What needs to be done
Leave the pictures out, and output exactly the lines from the one containing "Reproduce this diagram with TikZ." through the one containing "(0,0) rectangle (1129,675);".

--- Start of Source records ---

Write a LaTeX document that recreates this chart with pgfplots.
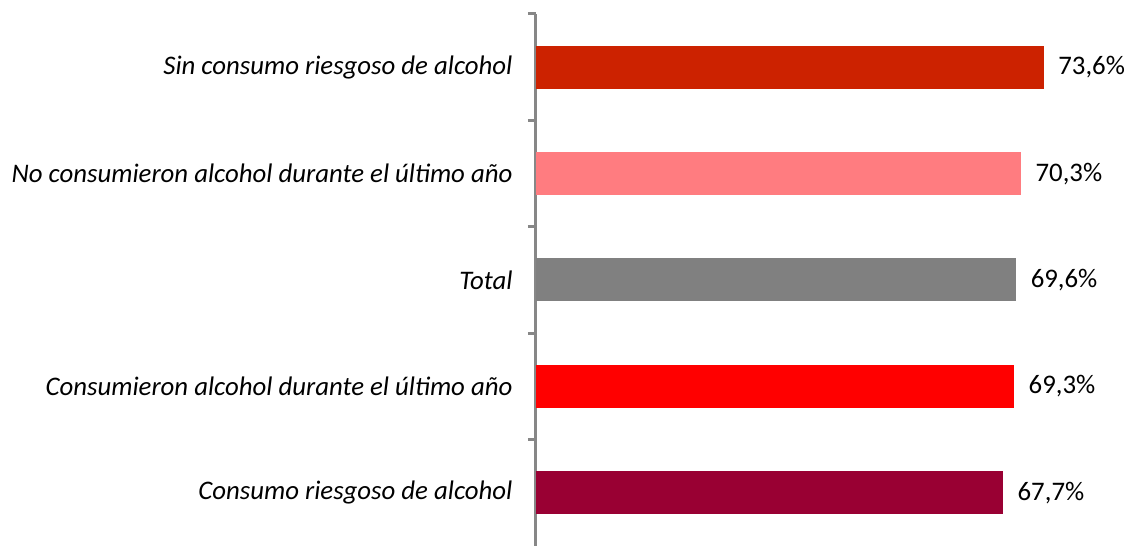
\documentclass[border=0pt]{standalone}
\usepackage{pgfplots}
\pgfplotsset{compat=1.18}
\usepackage{fontspec}
\setmainfont{Carlito}
\definecolor{c1}{HTML}{CC2200}
\definecolor{c2}{HTML}{FF7C80}
\definecolor{c3}{HTML}{808080}
\definecolor{c4}{HTML}{FF0000}
\definecolor{c5}{HTML}{990033}
\definecolor{axisgray}{HTML}{878787}
\begin{document}
\begin{tikzpicture}
\useasboundingbox (-536pt,0pt) rectangle (594pt,546pt);
\begin{axis}[
  at={(0pt,0pt)}, anchor=south west,
  scale only axis, width=552pt, height=532pt,
  xmin=0, xmax=80, ymin=-0.5, ymax=4.5,
  xbar, bar width=43pt, bar shift=0pt,
  axis x line=none, axis y line*=left,
  y axis line style={color=axisgray, line width=3pt},
  ytick={0,1,2,3,4},
  yticklabels={Consumo riesgoso de alcohol, Consumieron alcohol durante el último año, Total, No consumieron alcohol durante el último año, Sin consumo riesgoso de alcohol},
  yticklabel style={font=\fontsize{26.8}{32}\selectfont\itshape, xshift=-20pt},
  major tick length=0pt,
  minor ytick={0.5,1.5,2.5,3.5,4.5},
  minor tick length=8pt,
  tick align=outside,
  minor tick style={color=axisgray, line width=3pt},
  point meta=x,
  nodes near coords={\pgfmathprintnumber[use comma, fixed, precision=1, fixed zerofill, assume math mode=true]{\pgfplotspointmeta}\%},
  nodes near coords style={font=\fontsize{26.8}{32}\selectfont, anchor=west, xshift=11pt, color=black},
  clip=false,
]
\addplot[fill=c5, draw=none] coordinates {(67.7,0)};
\addplot[fill=c4, draw=none] coordinates {(69.3,1)};
\addplot[fill=c3, draw=none] coordinates {(69.6,2)};
\addplot[fill=c2, draw=none] coordinates {(70.3,3)};
\addplot[fill=c1, draw=none] coordinates {(73.6,4)};
\end{axis}
\end{tikzpicture}
\end{document}
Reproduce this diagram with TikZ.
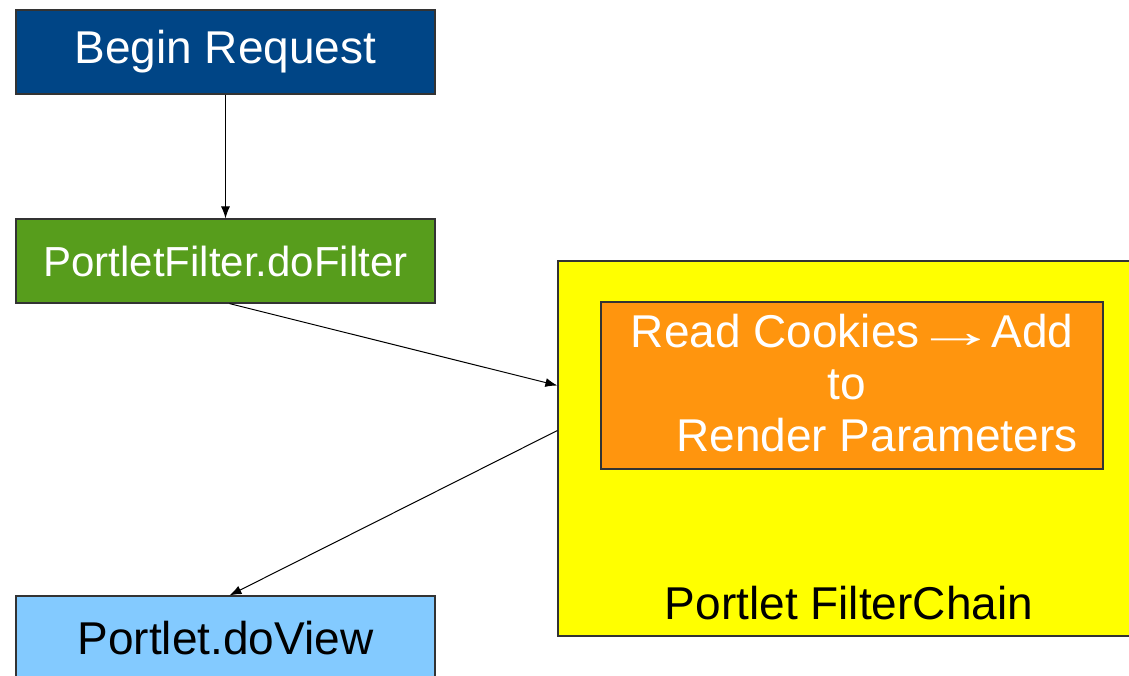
\documentclass[tikz,border=0pt]{standalone}
\usepackage{fontspec}
\setmainfont{Liberation Sans}
\usepackage{graphicx}
\usepackage{tikz}
\usetikzlibrary{positioning, calc, arrows.meta}
\definecolor{reqblue}{HTML}{004586}
\definecolor{filtergreen}{HTML}{579D1C}
\definecolor{chainyellow}{HTML}{FFFF00}
\definecolor{cookieorange}{HTML}{FF950E}
\definecolor{viewblue}{HTML}{83CAFF}
\definecolor{edgegray}{HTML}{333333}
\newcommand{\longarr}{\makebox[1em]{\scalebox{1.8}[1]{→}}}

\tikzset{
	box/.style={draw=edgegray, line width=1.2pt, inner sep=0pt, align=center,
		font=\fontsize{46}{52}\selectfont},
	flow/.style={-{Latex[length=12pt,width=9pt]}, line width=1pt, black}
}

\begin{document}
\begin{tikzpicture}[x=1pt, y=-1pt]
	\pgfmathsetmacro{\boxw}{419}
	\pgfmathsetmacro{\boxh}{84}
	\useasboundingbox (0,0) rectangle (1129,675);
	
	\node[box, fill=reqblue, text=white, minimum width=\boxw pt, minimum height=\boxh pt] (begin) at (225.5,52) {Begin Request};
	\node[box, fill=filtergreen, text=white, minimum width=\boxw pt, minimum height=\boxh pt, font=\fontsize{42}{48}\selectfont] (filter) at (225.5,261) {PortletFilter.doFilter};
	\node[box, fill=viewblue, text=black, minimum width=\boxw pt, minimum height=\boxh pt] (view) at (225.5,638) {Portlet.doView};
	
	\node[box, fill=chainyellow, minimum width=622pt, minimum height=375pt] (chain) at (869,448.5) {};
	\node[box, fill=cookieorange, text=white, minimum width=502pt, minimum height=167pt] (cookies) at (852,385.5) {Read Cookies \longarr{} Add\\\hspace*{-10pt}to\\\hspace*{50pt}Render Parameters\rule[-6pt]{0pt}{1pt}};
	\node[font=\fontsize{46}{52}\selectfont, text=black, inner sep=0pt] (chainlbl) at (849,603) {Portlet FilterChain};
	
	\coordinate (chainin) at ([yshift=63pt]chain.west);
	\coordinate (chainout) at ([yshift=18pt]chain.west);
	
	\draw[flow] (begin.south) -- (filter.north);
	\draw[flow] ([xshift=4pt]filter.south) -- (chainin);
	\draw[flow] (chainout) -- ([xshift=4pt]view.north);
\end{tikzpicture}
\end{document}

--- End of Source records ---

Right answer
Reproduce this diagram with TikZ.
\documentclass[tikz,border=0pt]{standalone}
\usepackage{fontspec}
\setmainfont{Liberation Sans}
\usepackage{graphicx}
\usepackage{tikz}
\usetikzlibrary{positioning, calc, arrows.meta}
\definecolor{reqblue}{HTML}{004586}
\definecolor{filtergreen}{HTML}{579D1C}
\definecolor{chainyellow}{HTML}{FFFF00}
\definecolor{cookieorange}{HTML}{FF950E}
\definecolor{viewblue}{HTML}{83CAFF}
\definecolor{edgegray}{HTML}{333333}
\newcommand{\longarr}{\makebox[1em]{\scalebox{1.8}[1]{→}}}

\tikzset{
	box/.style={draw=edgegray, line width=1.2pt, inner sep=0pt, align=center,
		font=\fontsize{46}{52}\selectfont},
	flow/.style={-{Latex[length=12pt,width=9pt]}, line width=1pt, black}
}

\begin{document}
\begin{tikzpicture}[x=1pt, y=-1pt]
	\pgfmathsetmacro{\boxw}{419}
	\pgfmathsetmacro{\boxh}{84}
	\useasboundingbox (0,0) rectangle (1129,675);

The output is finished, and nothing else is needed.